Nel corso della conferenza stampa, interrotta brevemente a causa di una turbolenza meteorologica, Francesco è tornato anche su un altro caso scottante, sempre in tema di pedofilia: il recente commissariamento della Società di vita apostolica Sodalizio di vita cristiana, che ha il suo quartier generale proprio in Perù. Un provvedimento dettato dalle pesanti accuse di abusi sessuali su minori rivolte al fondatore del Sodalizio, il laico peruviano Luis Fernando Figari, ma anche ad altri componenti del movimento. “Nella Chiesa c’è corruzione. Nella storia della Chiesa sempre ci sono stati casi. Il fondatore del Sodalizio è stato denunciato non soltanto per abusi sessuali ma anche per manipolazione delle coscienze. Il processo è stato fatto dalla Santa Sede, si è data una condanna, lui ora vive solo, assistito da una persona. Si dichiara innocente e ha fatto appello alla Segnatura apostolica che è la suprema corte di giustizia della Santa Sede.
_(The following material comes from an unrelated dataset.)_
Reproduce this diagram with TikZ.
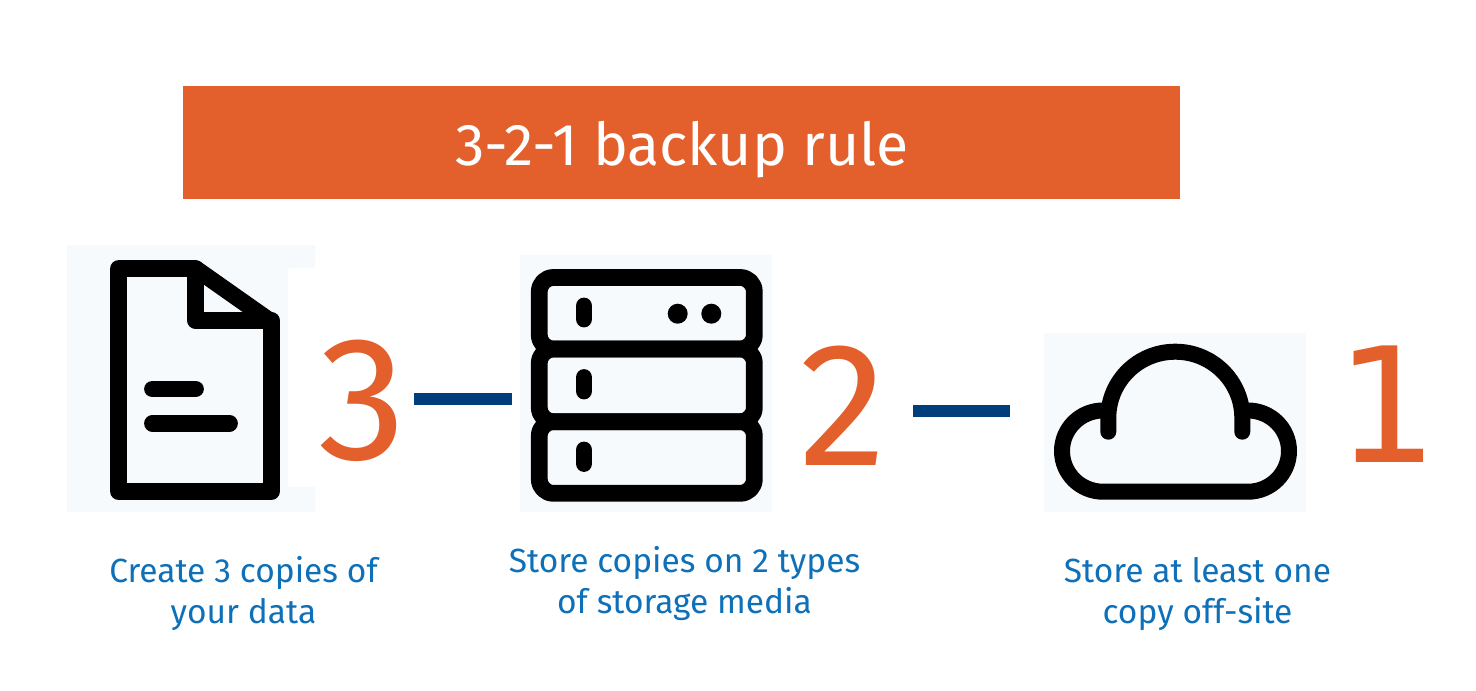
\documentclass[tikz,border=0pt]{standalone}
\usepackage{fontspec}
\setmainfont{Fira Sans}
\newfontfamily\footedface{DejaVu Sans}
\definecolor{rust}{HTML}{E35F2B}
\definecolor{navy}{HTML}{003F7C}
\definecolor{capblue}{HTML}{0E70B8}
\definecolor{iconbg}{HTML}{F7FAFD}
\tikzset{
  icon/.style={draw=black,line width=16.8pt,line join=round,line cap=round},
  iconbgfill/.style={fill=iconbg,draw=none},
  digit/.style={text=rust,inner sep=0pt,anchor=base,font=\fontsize{176}{176}\selectfont},
  caption/.style={text=capblue,inner sep=0pt,align=center,anchor=base,font=\fontsize{33.5}{41}\selectfont},
  link/.style={draw=navy,line width=11.5pt}
}
\begin{document}
\begin{tikzpicture}[x=1pt,y=-1pt]
\useasboundingbox (0,0) rectangle (1476,691);
\fill[white] (0,0) rectangle (1476,691);
% title
\node[fill=rust,minimum width=997pt,minimum height=113pt,inner sep=0pt,anchor=north west] (bar) at (183,86) {};
\node[text=white,inner sep=0pt,anchor=base,font=\fontsize{59}{59}\selectfont] (title) at (682,165) {3-2-1 backup rule};
% icon backgrounds
\fill[iconbgfill] (67,245) -- (315,245) -- (315,268) -- (288,268) -- (288,487) -- (315,487) -- (315,512) -- (67,512) -- cycle;
\fill[iconbgfill] (520,255) rectangle (772,512);
\fill[iconbgfill] (1044,333) rectangle (1306,512);
% document icon
\draw[icon] (118.5,268.5) -- (195.5,268.5) -- (271.5,322) -- (271.5,491.5) -- (118.5,491.5) -- cycle;
\draw[icon] (195.5,268.5) -- (195.5,320.5) -- (271.5,320.5);
\draw[icon] (152.5,389) -- (195.5,389);
\draw[icon] (152.5,423.3) -- (229.5,423.3);
% server icon
\draw[icon,rounded corners=14pt] (539.3,277.5) rectangle (754.3,349);
\draw[icon,rounded corners=14pt] (539.3,349) rectangle (754.3,421.7);
\draw[icon,rounded corners=14pt] (539.3,421.7) rectangle (754.3,493.3);
\draw[icon] (584,306) -- (584,319);
\draw[icon] (584,377.5) -- (584,391);
\draw[icon] (584,450) -- (584,463.5);
\fill (677.7,313.7) circle[radius=10pt];
\fill (711.3,313.7) circle[radius=10pt];
% cloud icon
\draw[icon,line width=16pt] (1103,410.5) .. controls (1080.4,410.5) and (1062,428.7) .. (1062,451) .. controls (1062,473.5) and (1080.4,491.7) .. (1103,491.7) -- (1248,491.7) .. controls (1270.6,491.7) and (1289,473.5) .. (1289,451) .. controls (1289,428.7) and (1270.6,410.5) .. (1248,410.5);
\draw[icon,line width=16pt] (1108.3,431.7) -- (1108.3,418) .. controls (1108.3,381.4) and (1138,351.7) .. (1175.3,351.7) .. controls (1212.3,351.7) and (1242.3,381.4) .. (1242.3,418) -- (1242.3,431.7);
% digits
\node[digit] (n3) at (362.5,459) {3};
\node[digit] (n2) at (843.5,465) {2};
\node[digit,font=\footedface\fontsize{160}{160}\selectfont] (n1) at (1387,462) {1};
% connectors
\coordinate (a1) at (414,399);
\coordinate (a2) at (512,399);
\coordinate (b1) at (913,411);
\coordinate (b2) at (1010,411);
\draw[link] (a1) -- (a2);
\draw[link] (b1) -- (b2);
% captions
\node[caption] (c3) at (243.5,623) {Create 3 copies of\\your data};
\node[caption] (c2) at (684.5,613) {Store copies on 2 types\\of storage media};
\node[caption] (c1) at (1197.5,623) {Store at least one\\copy off-site};
\end{tikzpicture}
\end{document}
Ma questo processo è stata l’occasione perché altre vittime facessero denuncia sia in sede civile che ecclesiastica. Sono emerse cose molto più gravi, è intervenuta la giustizia civile, che in questi casi di abuso è sempre conveniente che intervenga, è un diritto, e credo che la situazione diventa sfavorevole per il fondatore. Ma non era solo lui il problema, c’erano altre cose non chiare, di natura economica. Il Sodalizio oggi è commissariato. Un caso simile è quello dei Legionari che già è stato risolto: Benedetto non tollerava queste cose e io ho imparato da lui a non tollerarle”.
Francesco, infine, ha voluto anche chiarire i motivi che lo hanno spinto, durante il volo da Santiago del Cile a Iquique, a celebrare il matrimonio di uno steward e di una hostess cileni della compagnia sulla quale viaggiava. “Uno di voi mi ha detto che io sono matto a fare queste cose. La cosa è stata semplice. Il signore aveva partecipato al volo del giorno prima. Lei, invece, non c’era. Lui mi ha parlato. Mi sono accorto che mi aveva sondato. È stata una bella chiacchierata. Il giorno dopo c’erano tutti e due e quando abbiamo fatto le fotografie mi hanno detto che erano sposati civilmente e che otto anni prima stavano per sposarsi in parrocchia, ma la chiesa è crollata per il terremoto il giorno prima delle nozze. E così non c’è stato matrimonio. Dicevano: lo facciamo domani, dopodomani. Poi la vita va avanti: viene una figlia, poi un’altra. Io li ho interrogati e mi hanno detto di aver fatto i corsi prematrimoniali. Ho giudicato che fossero preparati. I sacramenti sono per gli uomini, tutte le condizioni erano chiare. Perché non fare oggi quello che si può fare? Aspettare domani magari avrebbe significato attendere altri dieci anni. Entrambi si sono preparati davanti al Signore con il sacramento della penitenza. Mi hanno detto che avevano anticipato ad alcuni di voi questa loro intenzione: ‘Andiamo dal Papa a chiedere che ci sposi’. Non so se è vero. Bisogna dire ai parroci che il Papa li ha interrogati bene, era una situazione regolare”.